Violence along the U.S.-Mexico border is increasing at a time when lawmakers, under mounting pressure from constituents, are redoubling efforts to make the regions safer. The drug- and human-smuggling traffic, combined with a number of reported incursions by Mexican federal police and military units, have left many in Washington nervous about security, especially in light of ongoing terror threats.
The problems along the border represent “a clear and present danger to the security of the United States,” Rep. Tom DeLay, R-Texas, said.
His Texas colleague, Rep. John Culberson, also a Republican, said a recent fact-finding trip to the border “brought home to all of us that the war on terror is right in our back yard.”

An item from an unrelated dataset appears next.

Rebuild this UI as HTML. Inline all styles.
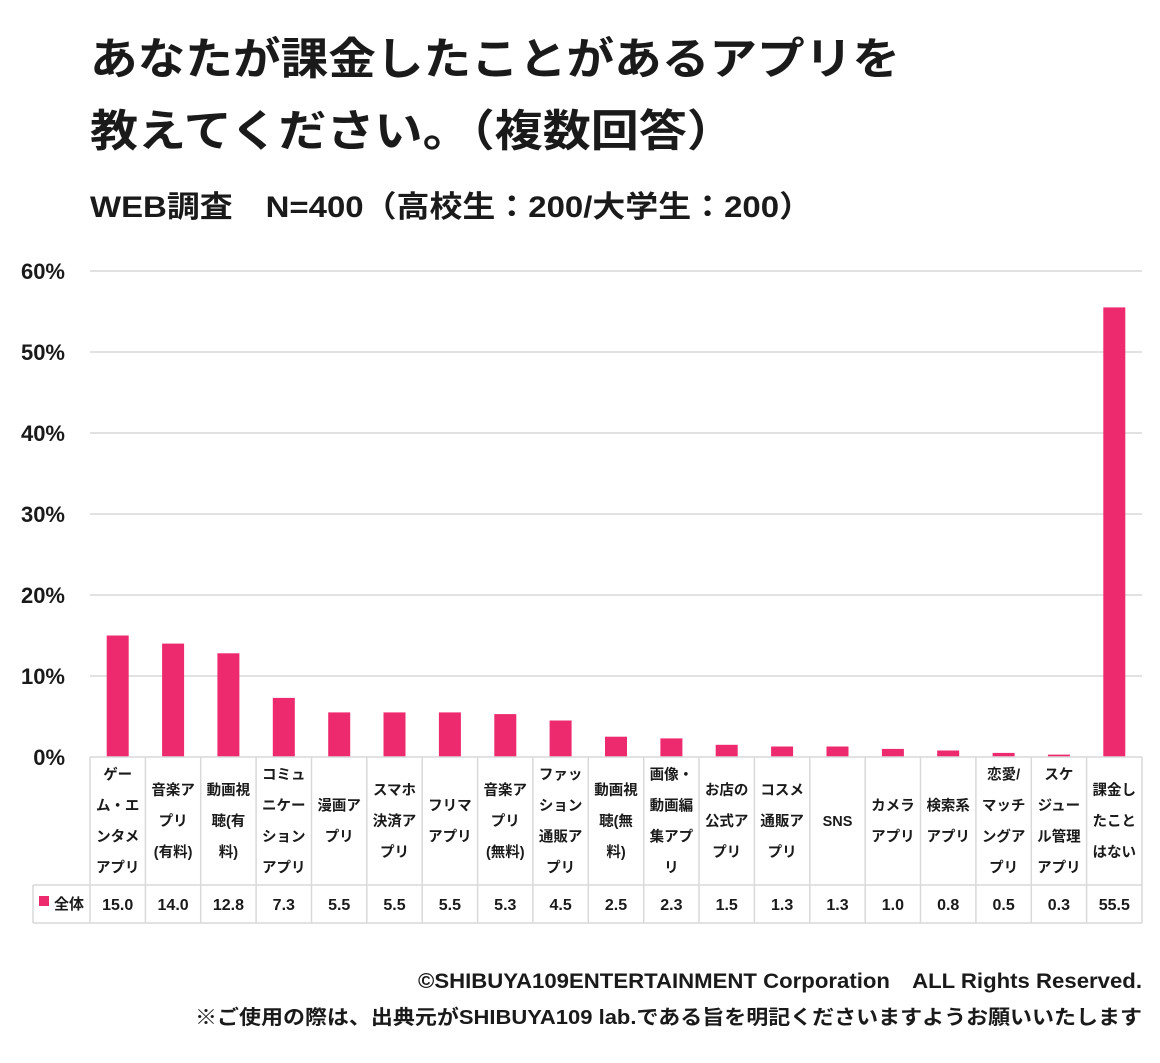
<!DOCTYPE html>
<html><head><meta charset="utf-8"><style>
body{margin:0;background:#fff;}
text{font-family:"Liberation Sans","Noto Sans CJK JP",sans-serif;font-weight:bold;fill:#1a1a1a;}
</style></head><body>
<svg width="1160" height="1058" xmlns="http://www.w3.org/2000/svg">
<text x="90" y="74" font-size="44" textLength="810" lengthAdjust="spacingAndGlyphs">あなたが課金したことがあるアプリを</text>
<text x="90" y="146" font-size="44" textLength="645" lengthAdjust="spacingAndGlyphs">教えてください。（複数回答）</text>
<text x="90" y="217" font-size="30" textLength="722" lengthAdjust="spacingAndGlyphs">WEB調査　N=400（高校生：200/大学生：200）</text>
<g stroke="#d9d9d9" stroke-width="1.5">
<line x1="90" y1="271" x2="1142" y2="271"/><line x1="90" y1="352" x2="1142" y2="352"/>
<line x1="90" y1="433" x2="1142" y2="433"/><line x1="90" y1="514" x2="1142" y2="514"/>
<line x1="90" y1="595" x2="1142" y2="595"/><line x1="90" y1="676" x2="1142" y2="676"/>
</g>
<g font-size="22" text-anchor="end">
<text x="65" y="279">60%</text><text x="65" y="360">50%</text><text x="65" y="441">40%</text>
<text x="65" y="522">30%</text><text x="65" y="603">20%</text><text x="65" y="684">10%</text><text x="65" y="765">0%</text>
</g>
<g fill="#ee2a6e">
<rect x="106.7" y="635.5" width="22" height="121.5"/>
<rect x="162.1" y="643.6" width="22" height="113.4"/>
<rect x="217.4" y="653.3" width="22" height="103.7"/>
<rect x="272.8" y="697.9" width="22" height="59.1"/>
<rect x="328.2" y="712.4" width="22" height="44.6"/>
<rect x="383.5" y="712.4" width="22" height="44.6"/>
<rect x="438.9" y="712.4" width="22" height="44.6"/>
<rect x="494.3" y="714.1" width="22" height="42.9"/>
<rect x="549.6" y="720.5" width="22" height="36.5"/>
<rect x="605.0" y="736.7" width="22" height="20.3"/>
<rect x="660.4" y="738.4" width="22" height="18.6"/>
<rect x="715.7" y="744.8" width="22" height="12.2"/>
<rect x="771.1" y="746.5" width="22" height="10.5"/>
<rect x="826.5" y="746.5" width="22" height="10.5"/>
<rect x="881.9" y="748.9" width="22" height="8.1"/>
<rect x="937.2" y="750.5" width="22" height="6.5"/>
<rect x="992.6" y="752.9" width="22" height="4.1"/>
<rect x="1047.9" y="754.6" width="22" height="2.4"/>
<rect x="1103.3" y="307.4" width="22" height="449.6"/>
</g>
<g stroke="#d9d9d9" stroke-width="1.5" fill="none">
<line x1="90" y1="757" x2="1142" y2="757"/><line x1="33" y1="885" x2="1142" y2="885"/><line x1="33" y1="923" x2="1142" y2="923"/>
<line x1="33" y1="885" x2="33" y2="923"/>
<line x1="90" y1="757" x2="90" y2="923"/><line x1="145.4" y1="757" x2="145.4" y2="923"/><line x1="200.7" y1="757" x2="200.7" y2="923"/>
<line x1="256.1" y1="757" x2="256.1" y2="923"/><line x1="311.5" y1="757" x2="311.5" y2="923"/><line x1="366.8" y1="757" x2="366.8" y2="923"/>
<line x1="422.2" y1="757" x2="422.2" y2="923"/><line x1="477.6" y1="757" x2="477.6" y2="923"/><line x1="532.9" y1="757" x2="532.9" y2="923"/>
<line x1="588.3" y1="757" x2="588.3" y2="923"/><line x1="643.7" y1="757" x2="643.7" y2="923"/><line x1="699.0" y1="757" x2="699.0" y2="923"/>
<line x1="754.4" y1="757" x2="754.4" y2="923"/><line x1="809.8" y1="757" x2="809.8" y2="923"/><line x1="865.2" y1="757" x2="865.2" y2="923"/>
<line x1="920.5" y1="757" x2="920.5" y2="923"/><line x1="975.9" y1="757" x2="975.9" y2="923"/><line x1="1031.3" y1="757" x2="1031.3" y2="923"/>
<line x1="1086.6" y1="757" x2="1086.6" y2="923"/><line x1="1142" y1="757" x2="1142" y2="923"/>
</g>
<g font-size="14.5" text-anchor="middle">
<text x="117.7" y="779.5">ゲー</text><text x="117.7" y="810.5">ム・エ</text><text x="117.7" y="841.5">ンタメ</text><text x="117.7" y="872.5">アプリ</text>
<text x="173.1" y="795">音楽ア</text><text x="173.1" y="826">プリ</text><text x="173.1" y="857">(有料)</text>
<text x="228.4" y="795">動画視</text><text x="228.4" y="826">聴(有</text><text x="228.4" y="857">料)</text>
<text x="283.8" y="779.5">コミュ</text><text x="283.8" y="810.5">ニケー</text><text x="283.8" y="841.5">ション</text><text x="283.8" y="872.5">アプリ</text>
<text x="339.2" y="810.5">漫画ア</text><text x="339.2" y="841.5">プリ</text>
<text x="394.5" y="795">スマホ</text><text x="394.5" y="826">決済ア</text><text x="394.5" y="857">プリ</text>
<text x="449.9" y="810.5">フリマ</text><text x="449.9" y="841.5">アプリ</text>
<text x="505.3" y="795">音楽ア</text><text x="505.3" y="826">プリ</text><text x="505.3" y="857">(無料)</text>
<text x="560.6" y="779.5">ファッ</text><text x="560.6" y="810.5">ション</text><text x="560.6" y="841.5">通販ア</text><text x="560.6" y="872.5">プリ</text>
<text x="616.0" y="795">動画視</text><text x="616.0" y="826">聴(無</text><text x="616.0" y="857">料)</text>
<text x="671.4" y="779.5">画像・</text><text x="671.4" y="810.5">動画編</text><text x="671.4" y="841.5">集アプ</text><text x="671.4" y="872.5">リ</text>
<text x="726.7" y="795">お店の</text><text x="726.7" y="826">公式ア</text><text x="726.7" y="857">プリ</text>
<text x="782.1" y="795">コスメ</text><text x="782.1" y="826">通販ア</text><text x="782.1" y="857">プリ</text>
<text x="837.5" y="826">SNS</text>
<text x="892.9" y="810.5">カメラ</text><text x="892.9" y="841.5">アプリ</text>
<text x="948.2" y="810.5">検索系</text><text x="948.2" y="841.5">アプリ</text>
<text x="1003.6" y="779.5">恋愛/</text><text x="1003.6" y="810.5">マッチ</text><text x="1003.6" y="841.5">ングア</text><text x="1003.6" y="872.5">プリ</text>
<text x="1058.9" y="779.5">スケ</text><text x="1058.9" y="810.5">ジュー</text><text x="1058.9" y="841.5">ル管理</text><text x="1058.9" y="872.5">アプリ</text>
<text x="1114.3" y="795">課金し</text><text x="1114.3" y="826">たこと</text><text x="1114.3" y="857">はない</text>
</g>
<g font-size="16" text-anchor="middle">
<text x="117.7" y="910">15.0</text><text x="173.1" y="910">14.0</text><text x="228.4" y="910">12.8</text><text x="283.8" y="910">7.3</text>
<text x="339.2" y="910">5.5</text><text x="394.5" y="910">5.5</text><text x="449.9" y="910">5.5</text><text x="505.3" y="910">5.3</text>
<text x="560.6" y="910">4.5</text><text x="616.0" y="910">2.5</text><text x="671.4" y="910">2.3</text><text x="726.7" y="910">1.5</text>
<text x="782.1" y="910">1.3</text><text x="837.5" y="910">1.3</text><text x="892.9" y="910">1.0</text><text x="948.2" y="910">0.8</text>
<text x="1003.6" y="910">0.5</text><text x="1058.9" y="910">0.3</text><text x="1114.3" y="910">55.5</text>
</g>
<rect x="39" y="896" width="10" height="10" fill="#ee2a6e"/>
<text x="54" y="909" font-size="15">全体</text>
<text x="418" y="988" font-size="21" textLength="724" lengthAdjust="spacingAndGlyphs">©SHIBUYA109ENTERTAINMENT Corporation　ALL Rights Reserved.</text>
<text x="195" y="1024" font-size="20" textLength="947" lengthAdjust="spacingAndGlyphs">※ご使用の際は、出典元がSHIBUYA109 lab.である旨を明記くださいますようお願いいたします</text>
</svg>
</body></html>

“You don’t have to go to Baghdad” to find terrorist activity, he said, noting that he had intelligence from U.S. agencies indicating there were narco-terrorist training camps near the Mexican city of Matamoros.
One group that represents a major concern to U.S. authorities is the drug enforcer gang Mara Salvatrucha, also known as MS-13. The group has spread from its origins in El Salvador to at least 31 states, according to the FBI, which is tracking the gang’s activities using a special task force. MS-13 is believed to provide security for Mexico’s Federation drug cartel.
Rep. Tom Tancredo, R-Colo., head of the Congressional Immigration Reform Caucus and long-time critic of what he believes is lax border security on the part of the federal government, was in Phoenix today, the latest stop on his “Secure American Now” tour in which he is pushing for better border security and enforcement against illegal immigration. Tancredo – who is eyeing a 2008 presidential run – says MS-13 members are a major threat not only to U.S. agents but also local law enforcement officials and American citizens who may cross their path.
Regarding incursions into U.S. territory by Mexican military units, Chertoff downplayed their significance, suggesting the uniformed personnel being spotted by Border Patrol agents could be drug cartel members wearing military garb instead of bona fide members of the Mexican army.
“Sometimes we have those kinds of incursions. To create the image that somehow there is a deliberate effort by the Mexican military to cross the border would be really to traffic in scare tactics,” Chertoff told the Dallas Morning News Thursday. “I don’t think we have a serious problem with official incursions.”